You know that friend you have who makes everything about them? How, no matter how attenuated their connection to something going on in the world, they filter it through their own experiences? Yeah, that’s this Joel Sherman column about the Red Sox-Dodgers trade:
But in the winner-loser here and now, it is hard to ignore that the biggest loser was not even directly involved in the trade finalized yesterday. The biggest loser is the New York Mets. Because the Mets could not get even enough health and production from Jason Bay and/or Johan Santana to make the kind of financial reset trade the Red Sox just did by unloading Beckett and Crawford, in particular.

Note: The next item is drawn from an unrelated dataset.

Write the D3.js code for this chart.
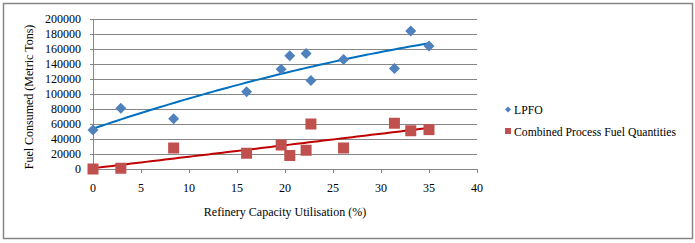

Sherman goes on to slam the Mets, calling them “losers.” Losers because they couldn’t unload Bay and Santana. Losers because the Dodgers and Mets were both financial wrecks a few short months ago but now look at the Dodgers go. Losers because they are not “energizing the fan base” the way L.A. is and aren’t freeing up payroll like Boston is.
Which is insane. A salary-dump trade of this magnitude has never, ever happened in the history of baseball. The Mets were never for sale and the line of people willing to pay $2 billion and then absorb nearly $300 million in salaries is non-existent even if they were. And that’s before you note that the Mets had nothing like Adrian Gonzalez to throw into such a trade to make it worth the Dodgers’ while.
To rip the Mets for not doing what the Dodgers did here is cheap and silly. It’s like ripping your kid for not becoming the Dalai Lama. Sure, that kind of thing happens in the world, but it’s unfair in the extreme to suggest that there’s something wrong with him for not doing it.
But I guess there’s no hate like Mets hate, so this was probably inevitable.